Die Nichtauserwählte
Wollt ihr auch noch etwas zur Story wissen? Zur Handlung und Charakteren hat wohl jeder seine eigene Meinung. Mehr Tiefgang als ihr früheres Ich hat die neue Lara schon, durch die versuchte Realitätsnähe entsteht aber eine Art Uncanny Valley der Glaubwürdigkeit. Als wäre sie ein Übermensch, sie weiß es nur nicht. Die Charakterentwicklung entspricht hier etwa der von FarCry 3: im ersten Moment klein und schwächlich, im nächsten ein Amok laufender Massenmörder. Noch viel blasser, als die Heldin, sind ihre Begleiter. Wer sind diese Leute? Wen interessiert's! Das Spiel ist immer darauf erpicht, uns von der Gruppe zu trennen, damit man auch bloß keine Sekunde mit anderen unterwegs ist. Lara wird eine Art GTA Figur, die am Anfang ihre Zweifel hat, dann nach einer Stunde, die Drecksarbeit für jeden erledigt. Um Spoiler zu vermeiden kann ich hier nicht auf konkrete Momente eingehen, aber es kommt durchaus häufiger vor, dass wir auf eine Mission geschickt werden, um dann nach einer Stunde Gesuche und Gekletter eine Zwischensequenz zu bekommen, die die letzten 60 Minuten komplett sinnlos erscheinen lassen. Wenn ihr einen dieser Momente erlebt habt, wisst ihr wovon ich rede. Die Story ist jedenfalls nicht die Stärke von Tomb Raider, aber was solls, sie erfüllt ihren Zweck, nämlich uns von Situation zu Situation zu führen. Ein kleines Lob an die Storyschreiber gibt es aber trotzdem: endlich ist mal nicht der Held der Auserwählte!

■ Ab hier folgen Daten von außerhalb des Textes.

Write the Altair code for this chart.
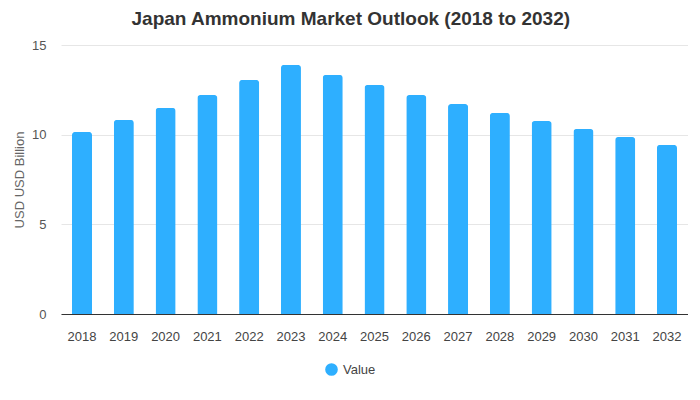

Multiplayer ohne Online Pass
Zum Abschluss noch kurz zum Multiplayer: der fühlt sich zwar überflüssig an, kann aber durchaus einige Zeit seinen Spaß machen. Hier treten die Überlebenden gegen die Inselbewohner an, mit den jeweiligen Waffen. Ein gut geübter Bogenschütze hat hier einige Vorteile. In meinen wenigen Proberunden konnte immer die Inselbewohner die meisten Punkte davontragen. Der Detailreichtum der Umgebungen, im Singleplayer noch eine große Stärke, wird hier fast schon zum Hindernis, wenn man versucht, einen klaren Überblick zu behalten. Schön sind auch gelegentliche Stürme und ähnliches. Das beste Argument für den Multiplayer: es gibt keinen Online Pass. Also probiert ihn einfach aus.
Fazit: Crystal Dynamics Tomb Raider Reboot spielt sich wie ein Uncharted Nachfolger mit einigen Verbesserungen, aber leider nicht wie ein Tomb Raider. Aber hey, ich mag Uncharted und selbst Naughty Dog könnte sich noch einiges abschauen, was offenes Leveldesign angeht. Wo Tomb Raider dagegen vom Vorbild lernen könnte, sind Story und Charaktere. Wer weiß, vielleicht schaut Amy Henning ja mal wieder bei Crystal Dynamics vorbei (spätestens für War of Nosgoth). Meine Kritikpunkte an Tomb Raider beziehen sich weniger auf die Sachen, die da sind, als mehr auf die, die nicht da sind. Warum gibt es kaum Rätsel? Warum hat Lara ihr Seepferdchen Abzeichen nicht gemacht? Ich erwarte Verbesserungen in einem Sequel, denn das will ich unbedingt! Zum Schluss noch die allergrößte Stärke vom neuen Tomb Raider: nach Abschluss der Story dürft ihr auf die Insel zurück und euch austoben, alles Sammeln usw. Dafür hat sich das Durchspielen gelohnt.